#### [Exercise task]
Return all the data below as it stands, minus the pictures.

#### [Data lines]
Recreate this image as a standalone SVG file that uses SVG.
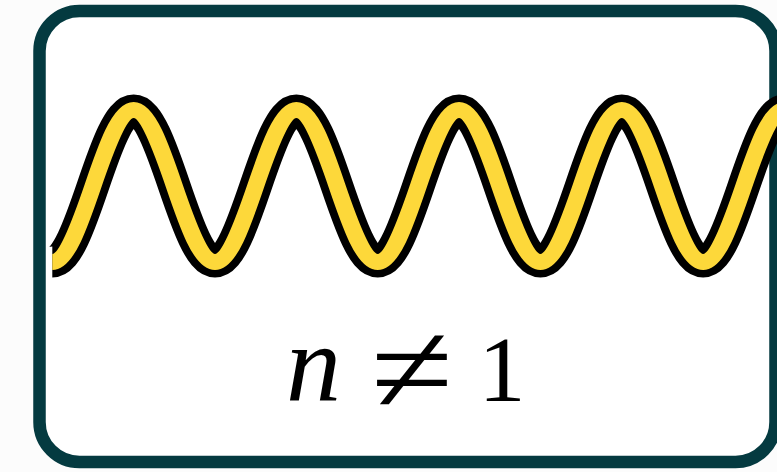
<svg xmlns="http://www.w3.org/2000/svg" width="777" height="472" viewBox="0 0 777 472">
  <style>
    .frame { fill: #ffffff; stroke: #043a40; stroke-width: 12.5; }
    .wave-outline { fill: none; stroke: #000000; stroke-width: 31; stroke-linecap: butt; stroke-linejoin: round; }
    .wave-fill { fill: none; stroke: #fdd83a; stroke-width: 16; stroke-linecap: butt; stroke-linejoin: round; }
    .math { font-family: "Liberation Serif", "DejaVu Serif", serif; fill: #000000; }
  </style>
  <defs>
    <path id="wavePath" d="M49.81,262 c13.62,0 26.12,-37.1 38.74,-76 s25.12,-76 38.74,-76 s26.12,37.1 38.74,76 s25.12,76 38.74,76 s26.12,-37.1 38.74,-76 s25.12,-76 38.74,-76 s26.12,37.1 38.74,76 s25.12,76 38.74,76 s26.12,-37.1 38.74,-76 s25.12,-76 38.74,-76 s26.12,37.1 38.74,76 s25.12,76 38.74,76 s26.12,-37.1 38.74,-76 s25.12,-76 38.74,-76 s26.12,37.1 38.74,76 s25.12,76 38.74,76 s26.12,-37.1 38.74,-76 s25.12,-76 38.74,-76 s26.12,37.1 38.74,76 s25.12,76 38.74,76"/>
  </defs>
  <rect x="0" y="0" width="777" height="472" fill="#fcfcfc"/>
  <g id="box">
    <rect class="frame" x="39.5" y="11" width="736" height="451" rx="40" ry="40"/>
  </g>
  <g id="wave" transform="scale(1.05,1)">
    <use href="#wavePath" class="wave-outline"/>
    <use href="#wavePath" class="wave-fill"/>
  </g>
  <g id="label">
    <text class="math" x="286" y="401" font-size="110" font-style="italic">n</text>
    <text class="math" transform="translate(412,413) scale(1.5,1.3)" x="0" y="0" font-size="100" text-anchor="middle">≠</text>
    <text class="math" x="502" y="401" font-size="94" text-anchor="middle">1</text>
  </g>
</svg>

#### [Response below]
Recreate this image as a standalone SVG file that uses SVG.
<svg xmlns="http://www.w3.org/2000/svg" width="777" height="472" viewBox="0 0 777 472">
  <style>
    .frame { fill: #ffffff; stroke: #043a40; stroke-width: 12.5; }
    .wave-outline { fill: none; stroke: #000000; stroke-width: 31; stroke-linecap: butt; stroke-linejoin: round; }
    .wave-fill { fill: none; stroke: #fdd83a; stroke-width: 16; stroke-linecap: butt; stroke-linejoin: round; }
    .math { font-family: "Liberation Serif", "DejaVu Serif", serif; fill: #000000; }
  </style>
  <defs>
    <path id="wavePath" d="M49.81,262 c13.62,0 26.12,-37.1 38.74,-76 s25.12,-76 38.74,-76 s26.12,37.1 38.74,76 s25.12,76 38.74,76 s26.12,-37.1 38.74,-76 s25.12,-76 38.74,-76 s26.12,37.1 38.74,76 s25.12,76 38.74,76 s26.12,-37.1 38.74,-76 s25.12,-76 38.74,-76 s26.12,37.1 38.74,76 s25.12,76 38.74,76 s26.12,-37.1 38.74,-76 s25.12,-76 38.74,-76 s26.12,37.1 38.74,76 s25.12,76 38.74,76 s26.12,-37.1 38.74,-76 s25.12,-76 38.74,-76 s26.12,37.1 38.74,76 s25.12,76 38.74,76"/>
  </defs>
  <rect x="0" y="0" width="777" height="472" fill="#fcfcfc"/>
  <g id="box">
    <rect class="frame" x="39.5" y="11" width="736" height="451" rx="40" ry="40"/>
  </g>
  <g id="wave" transform="scale(1.05,1)">
    <use href="#wavePath" class="wave-outline"/>
    <use href="#wavePath" class="wave-fill"/>
  </g>
  <g id="label">
    <text class="math" x="286" y="401" font-size="110" font-style="italic">n</text>
    <text class="math" transform="translate(412,413) scale(1.5,1.3)" x="0" y="0" font-size="100" text-anchor="middle">≠</text>
    <text class="math" x="502" y="401" font-size="94" text-anchor="middle">1</text>
  </g>
</svg>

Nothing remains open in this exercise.